▸ OBJECTIVE: Copy the data that follows exactly. Include no pictures.
-- START OF INFORMATION PROVIDED --
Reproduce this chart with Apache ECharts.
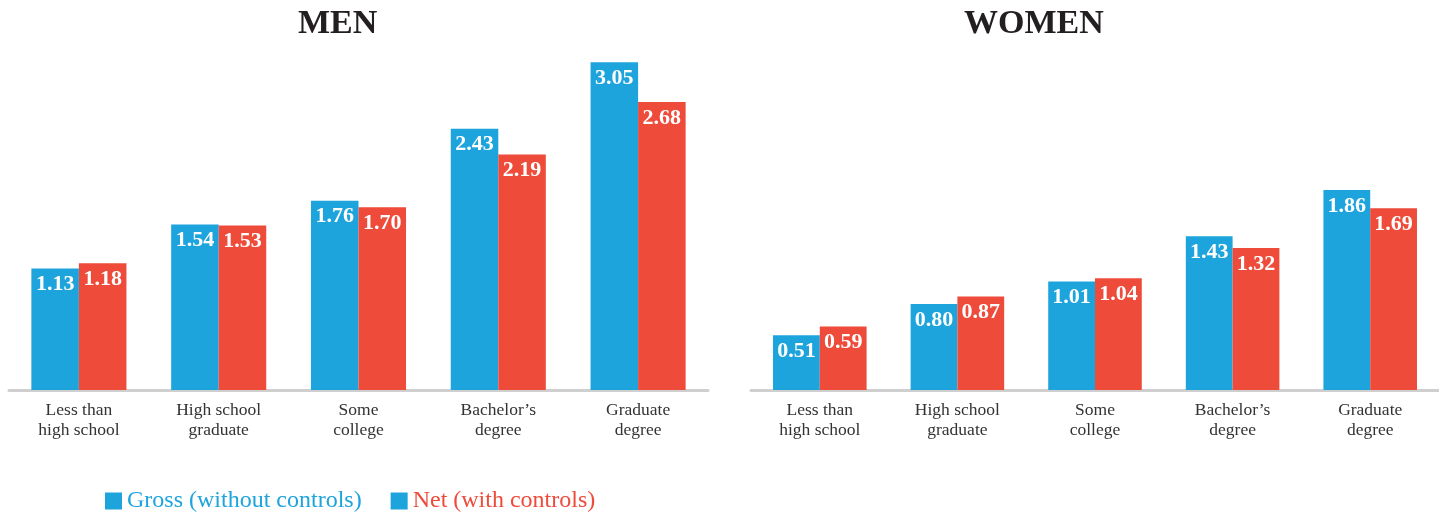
<!DOCTYPE html>
<html><head><meta charset="utf-8">
<script src="https://cdn.jsdelivr.net/npm/echarts@6/dist/echarts.min.js"></script>
<style>html,body{margin:0;padding:0;background:#fff}#c{width:1439px;height:514px}</style>
</head><body><div id="c"></div>
<script>
const categories = ["Less than\nhigh school","High school\ngraduate","Some\ncollege","Bachelor’s\ndegree","Graduate\ndegree"];
const menGross = [1.13,1.54,1.76,2.43,3.05];
const menNet = [1.18,1.53,1.70,2.19,2.68];
const womenGross = [0.51,0.80,1.01,1.43,1.86];
const womenNet = [0.59,0.87,1.04,1.32,1.69];
const seriesNames = ["Gross (without controls)","Net (with controls)"];

const BLUE = '#1DA4DD', RED = '#EE4B3B';
const SERIF = '"Liberation Serif","DejaVu Serif",serif';
const chart = echarts.init(document.getElementById('c'));
const lbl = {show:true, position:'insideTop', distance:5, color:'#fff', fontFamily:SERIF, fontWeight:'bold', fontSize:22, formatter:p=>p.value.toFixed(2)};
function xa(i){return {type:'category', gridIndex:i, data:categories,
  axisLine:{lineStyle:{color:'#cfcfcf', width:3}}, axisTick:{show:false},
  axisLabel:{color:'#333', fontFamily:SERIF, fontSize:17.5, lineHeight:20, margin:10}};}
function ya(i){return {type:'value', gridIndex:i, min:0, max:3.2, show:false, splitLine:{show:false}};}
function s(name,data,i,color){return {name, type:'bar', xAxisIndex:i, yAxisIndex:i, data, barGap:'0%', barCategoryGap:'32%', itemStyle:{color}, label:lbl};}
const titleStyle = {fontFamily:SERIF, fontWeight:900, fontSize:34, color:'#231f20'};
chart.setOption({
  animation:false,
  title:[
    {text:'MEN', left:298, top:7, padding:0, textStyle:titleStyle},
    {text:'WOMEN', left:964, top:7, padding:0, textStyle:titleStyle}
  ],
  legend:{left:100, top:484, itemWidth:17, itemHeight:17, itemGap:29, icon:'rect',
    textStyle:{fontFamily:SERIF, fontSize:24},
    data:[{name:seriesNames[0], itemStyle:{color:BLUE}, textStyle:{color:BLUE}},
          {name:seriesNames[1], itemStyle:{color:BLUE}, textStyle:{color:RED}}]},
  grid:[{left:9, top:46, width:699, height:344},{left:751, top:46, right:0, height:344}],
  xAxis:[xa(0),xa(1)], yAxis:[ya(0),ya(1)],
  series:[s(seriesNames[0],menGross,0,BLUE), s(seriesNames[1],menNet,0,RED),
          s(seriesNames[0],womenGross,1,BLUE), s(seriesNames[1],womenNet,1,RED)]
});
</script></body></html>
-- END OF INFORMATION PROVIDED --
▸ THE RESPONSE:
Reproduce this chart with Apache ECharts.
<!DOCTYPE html>
<html><head><meta charset="utf-8">
<script src="https://cdn.jsdelivr.net/npm/echarts@6/dist/echarts.min.js"></script>
<style>html,body{margin:0;padding:0;background:#fff}#c{width:1439px;height:514px}</style>
</head><body><div id="c"></div>
<script>
const categories = ["Less than\nhigh school","High school\ngraduate","Some\ncollege","Bachelor’s\ndegree","Graduate\ndegree"];
const menGross = [1.13,1.54,1.76,2.43,3.05];
const menNet = [1.18,1.53,1.70,2.19,2.68];
const womenGross = [0.51,0.80,1.01,1.43,1.86];
const womenNet = [0.59,0.87,1.04,1.32,1.69];
const seriesNames = ["Gross (without controls)","Net (with controls)"];

const BLUE = '#1DA4DD', RED = '#EE4B3B';
const SERIF = '"Liberation Serif","DejaVu Serif",serif';
const chart = echarts.init(document.getElementById('c'));
const lbl = {show:true, position:'insideTop', distance:5, color:'#fff', fontFamily:SERIF, fontWeight:'bold', fontSize:22, formatter:p=>p.value.toFixed(2)};
function xa(i){return {type:'category', gridIndex:i, data:categories,
  axisLine:{lineStyle:{color:'#cfcfcf', width:3}}, axisTick:{show:false},
  axisLabel:{color:'#333', fontFamily:SERIF, fontSize:17.5, lineHeight:20, margin:10}};}
function ya(i){return {type:'value', gridIndex:i, min:0, max:3.2, show:false, splitLine:{show:false}};}
function s(name,data,i,color){return {name, type:'bar', xAxisIndex:i, yAxisIndex:i, data, barGap:'0%', barCategoryGap:'32%', itemStyle:{color}, label:lbl};}
const titleStyle = {fontFamily:SERIF, fontWeight:900, fontSize:34, color:'#231f20'};
chart.setOption({
  animation:false,
  title:[
    {text:'MEN', left:298, top:7, padding:0, textStyle:titleStyle},
    {text:'WOMEN', left:964, top:7, padding:0, textStyle:titleStyle}
  ],
  legend:{left:100, top:484, itemWidth:17, itemHeight:17, itemGap:29, icon:'rect',
    textStyle:{fontFamily:SERIF, fontSize:24},
    data:[{name:seriesNames[0], itemStyle:{color:BLUE}, textStyle:{color:BLUE}},
          {name:seriesNames[1], itemStyle:{color:BLUE}, textStyle:{color:RED}}]},
  grid:[{left:9, top:46, width:699, height:344},{left:751, top:46, right:0, height:344}],
  xAxis:[xa(0),xa(1)], yAxis:[ya(0),ya(1)],
  series:[s(seriesNames[0],menGross,0,BLUE), s(seriesNames[1],menNet,0,RED),
          s(seriesNames[0],womenGross,1,BLUE), s(seriesNames[1],womenNet,1,RED)]
});
</script></body></html>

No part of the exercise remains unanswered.